Your goal: Leave out the pictures and transcribe everything else exactly.

Information provided:
============================================================

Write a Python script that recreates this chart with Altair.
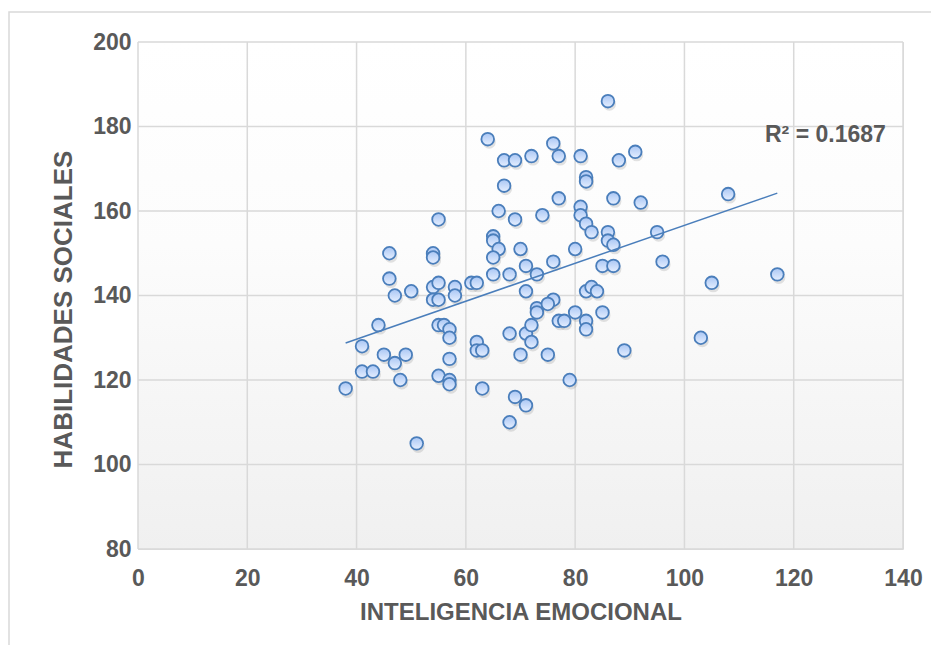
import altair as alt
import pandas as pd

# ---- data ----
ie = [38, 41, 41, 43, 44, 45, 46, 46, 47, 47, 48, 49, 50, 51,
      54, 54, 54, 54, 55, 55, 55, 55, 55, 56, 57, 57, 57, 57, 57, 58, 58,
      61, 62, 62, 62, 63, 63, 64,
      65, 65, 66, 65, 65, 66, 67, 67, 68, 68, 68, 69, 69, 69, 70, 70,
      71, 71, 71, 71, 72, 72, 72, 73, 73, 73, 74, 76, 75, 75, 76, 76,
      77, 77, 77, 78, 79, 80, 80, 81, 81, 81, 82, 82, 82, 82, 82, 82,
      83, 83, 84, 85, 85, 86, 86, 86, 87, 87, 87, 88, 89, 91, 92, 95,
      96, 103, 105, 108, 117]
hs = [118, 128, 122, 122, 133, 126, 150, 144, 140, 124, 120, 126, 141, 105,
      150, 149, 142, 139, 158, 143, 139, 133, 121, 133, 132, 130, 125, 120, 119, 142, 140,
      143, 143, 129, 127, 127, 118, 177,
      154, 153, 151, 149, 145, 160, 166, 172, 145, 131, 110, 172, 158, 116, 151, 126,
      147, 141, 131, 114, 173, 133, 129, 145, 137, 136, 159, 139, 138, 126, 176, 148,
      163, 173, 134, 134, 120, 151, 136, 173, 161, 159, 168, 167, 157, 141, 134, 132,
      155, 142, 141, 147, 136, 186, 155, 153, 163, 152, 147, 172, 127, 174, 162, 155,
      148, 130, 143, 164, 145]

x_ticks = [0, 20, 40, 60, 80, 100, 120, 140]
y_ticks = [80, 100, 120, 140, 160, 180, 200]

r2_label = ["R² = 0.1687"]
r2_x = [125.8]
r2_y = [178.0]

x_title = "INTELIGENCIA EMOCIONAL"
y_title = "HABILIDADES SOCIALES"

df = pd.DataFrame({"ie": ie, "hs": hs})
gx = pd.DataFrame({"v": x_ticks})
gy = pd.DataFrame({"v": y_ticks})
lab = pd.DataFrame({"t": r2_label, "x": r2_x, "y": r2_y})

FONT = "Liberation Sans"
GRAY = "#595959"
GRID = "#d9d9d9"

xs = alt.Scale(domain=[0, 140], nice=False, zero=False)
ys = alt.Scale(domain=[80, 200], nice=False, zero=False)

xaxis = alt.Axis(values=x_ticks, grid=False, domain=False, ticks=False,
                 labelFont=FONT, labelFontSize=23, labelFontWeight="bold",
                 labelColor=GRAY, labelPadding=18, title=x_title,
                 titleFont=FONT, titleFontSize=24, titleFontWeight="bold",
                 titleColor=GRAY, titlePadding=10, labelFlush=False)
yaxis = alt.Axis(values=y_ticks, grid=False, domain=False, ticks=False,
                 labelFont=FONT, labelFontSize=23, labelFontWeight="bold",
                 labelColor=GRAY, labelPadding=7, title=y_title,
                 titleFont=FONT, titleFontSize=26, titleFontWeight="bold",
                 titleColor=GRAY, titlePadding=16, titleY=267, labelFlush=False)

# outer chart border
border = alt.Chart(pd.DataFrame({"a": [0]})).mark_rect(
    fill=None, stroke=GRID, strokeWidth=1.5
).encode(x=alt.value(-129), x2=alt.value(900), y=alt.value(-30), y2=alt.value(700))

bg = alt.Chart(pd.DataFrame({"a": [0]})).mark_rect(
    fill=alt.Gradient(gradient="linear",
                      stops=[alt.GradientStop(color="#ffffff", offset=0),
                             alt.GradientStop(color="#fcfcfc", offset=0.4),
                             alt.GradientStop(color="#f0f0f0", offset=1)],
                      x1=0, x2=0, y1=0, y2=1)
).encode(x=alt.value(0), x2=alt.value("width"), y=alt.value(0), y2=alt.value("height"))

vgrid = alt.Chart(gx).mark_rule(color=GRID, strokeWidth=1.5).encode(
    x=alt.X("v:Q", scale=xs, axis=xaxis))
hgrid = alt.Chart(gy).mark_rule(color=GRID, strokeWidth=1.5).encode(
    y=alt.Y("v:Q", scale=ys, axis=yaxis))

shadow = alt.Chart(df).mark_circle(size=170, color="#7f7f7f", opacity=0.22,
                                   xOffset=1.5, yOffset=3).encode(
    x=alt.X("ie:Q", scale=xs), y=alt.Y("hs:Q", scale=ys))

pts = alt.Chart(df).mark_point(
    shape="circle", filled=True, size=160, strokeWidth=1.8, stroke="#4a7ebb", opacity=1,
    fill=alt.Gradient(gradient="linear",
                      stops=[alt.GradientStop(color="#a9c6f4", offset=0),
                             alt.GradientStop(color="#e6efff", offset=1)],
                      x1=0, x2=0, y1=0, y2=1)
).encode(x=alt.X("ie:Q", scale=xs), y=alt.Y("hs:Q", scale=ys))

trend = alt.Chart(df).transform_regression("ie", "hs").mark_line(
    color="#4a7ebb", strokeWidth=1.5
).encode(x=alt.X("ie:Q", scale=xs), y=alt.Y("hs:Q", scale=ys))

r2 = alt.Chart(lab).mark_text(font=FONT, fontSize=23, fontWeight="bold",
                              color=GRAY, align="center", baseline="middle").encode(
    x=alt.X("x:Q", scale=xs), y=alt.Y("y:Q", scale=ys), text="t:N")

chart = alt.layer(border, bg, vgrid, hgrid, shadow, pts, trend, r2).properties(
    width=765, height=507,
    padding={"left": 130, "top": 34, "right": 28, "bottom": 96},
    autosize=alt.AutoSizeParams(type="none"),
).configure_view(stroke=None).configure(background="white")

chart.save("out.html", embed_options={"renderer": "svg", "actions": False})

============================================================

Written response:
Write a Python script that recreates this chart with Altair.
import altair as alt
import pandas as pd

# ---- data ----
ie = [38, 41, 41, 43, 44, 45, 46, 46, 47, 47, 48, 49, 50, 51,
      54, 54, 54, 54, 55, 55, 55, 55, 55, 56, 57, 57, 57, 57, 57, 58, 58,
      61, 62, 62, 62, 63, 63, 64,
      65, 65, 66, 65, 65, 66, 67, 67, 68, 68, 68, 69, 69, 69, 70, 70,
      71, 71, 71, 71, 72, 72, 72, 73, 73, 73, 74, 76, 75, 75, 76, 76,
      77, 77, 77, 78, 79, 80, 80, 81, 81, 81, 82, 82, 82, 82, 82, 82,
      83, 83, 84, 85, 85, 86, 86, 86, 87, 87, 87, 88, 89, 91, 92, 95,
      96, 103, 105, 108, 117]
hs = [118, 128, 122, 122, 133, 126, 150, 144, 140, 124, 120, 126, 141, 105,
      150, 149, 142, 139, 158, 143, 139, 133, 121, 133, 132, 130, 125, 120, 119, 142, 140,
      143, 143, 129, 127, 127, 118, 177,
      154, 153, 151, 149, 145, 160, 166, 172, 145, 131, 110, 172, 158, 116, 151, 126,
      147, 141, 131, 114, 173, 133, 129, 145, 137, 136, 159, 139, 138, 126, 176, 148,
      163, 173, 134, 134, 120, 151, 136, 173, 161, 159, 168, 167, 157, 141, 134, 132,
      155, 142, 141, 147, 136, 186, 155, 153, 163, 152, 147, 172, 127, 174, 162, 155,
      148, 130, 143, 164, 145]

x_ticks = [0, 20, 40, 60, 80, 100, 120, 140]
y_ticks = [80, 100, 120, 140, 160, 180, 200]

r2_label = ["R² = 0.1687"]
r2_x = [125.8]
r2_y = [178.0]

x_title = "INTELIGENCIA EMOCIONAL"
y_title = "HABILIDADES SOCIALES"

df = pd.DataFrame({"ie": ie, "hs": hs})
gx = pd.DataFrame({"v": x_ticks})
gy = pd.DataFrame({"v": y_ticks})
lab = pd.DataFrame({"t": r2_label, "x": r2_x, "y": r2_y})

FONT = "Liberation Sans"
GRAY = "#595959"
GRID = "#d9d9d9"

xs = alt.Scale(domain=[0, 140], nice=False, zero=False)
ys = alt.Scale(domain=[80, 200], nice=False, zero=False)

xaxis = alt.Axis(values=x_ticks, grid=False, domain=False, ticks=False,
                 labelFont=FONT, labelFontSize=23, labelFontWeight="bold",
                 labelColor=GRAY, labelPadding=18, title=x_title,
                 titleFont=FONT, titleFontSize=24, titleFontWeight="bold",
                 titleColor=GRAY, titlePadding=10, labelFlush=False)
yaxis = alt.Axis(values=y_ticks, grid=False, domain=False, ticks=False,
                 labelFont=FONT, labelFontSize=23, labelFontWeight="bold",
                 labelColor=GRAY, labelPadding=7, title=y_title,
                 titleFont=FONT, titleFontSize=26, titleFontWeight="bold",
                 titleColor=GRAY, titlePadding=16, titleY=267, labelFlush=False)

# outer chart border
border = alt.Chart(pd.DataFrame({"a": [0]})).mark_rect(
    fill=None, stroke=GRID, strokeWidth=1.5
).encode(x=alt.value(-129), x2=alt.value(900), y=alt.value(-30), y2=alt.value(700))

bg = alt.Chart(pd.DataFrame({"a": [0]})).mark_rect(
    fill=alt.Gradient(gradient="linear",
                      stops=[alt.GradientStop(color="#ffffff", offset=0),
                             alt.GradientStop(color="#fcfcfc", offset=0.4),
                             alt.GradientStop(color="#f0f0f0", offset=1)],
                      x1=0, x2=0, y1=0, y2=1)
).encode(x=alt.value(0), x2=alt.value("width"), y=alt.value(0), y2=alt.value("height"))

vgrid = alt.Chart(gx).mark_rule(color=GRID, strokeWidth=1.5).encode(
    x=alt.X("v:Q", scale=xs, axis=xaxis))
hgrid = alt.Chart(gy).mark_rule(color=GRID, strokeWidth=1.5).encode(
    y=alt.Y("v:Q", scale=ys, axis=yaxis))

shadow = alt.Chart(df).mark_circle(size=170, color="#7f7f7f", opacity=0.22,
                                   xOffset=1.5, yOffset=3).encode(
    x=alt.X("ie:Q", scale=xs), y=alt.Y("hs:Q", scale=ys))

pts = alt.Chart(df).mark_point(
    shape="circle", filled=True, size=160, strokeWidth=1.8, stroke="#4a7ebb", opacity=1,
    fill=alt.Gradient(gradient="linear",
                      stops=[alt.GradientStop(color="#a9c6f4", offset=0),
                             alt.GradientStop(color="#e6efff", offset=1)],
                      x1=0, x2=0, y1=0, y2=1)
).encode(x=alt.X("ie:Q", scale=xs), y=alt.Y("hs:Q", scale=ys))

trend = alt.Chart(df).transform_regression("ie", "hs").mark_line(
    color="#4a7ebb", strokeWidth=1.5
).encode(x=alt.X("ie:Q", scale=xs), y=alt.Y("hs:Q", scale=ys))

r2 = alt.Chart(lab).mark_text(font=FONT, fontSize=23, fontWeight="bold",
                              color=GRAY, align="center", baseline="middle").encode(
    x=alt.X("x:Q", scale=xs), y=alt.Y("y:Q", scale=ys), text="t:N")

chart = alt.layer(border, bg, vgrid, hgrid, shadow, pts, trend, r2).properties(
    width=765, height=507,
    padding={"left": 130, "top": 34, "right": 28, "bottom": 96},
    autosize=alt.AutoSizeParams(type="none"),
).configure_view(stroke=None).configure(background="white")

chart.save("out.html", embed_options={"renderer": "svg", "actions": False})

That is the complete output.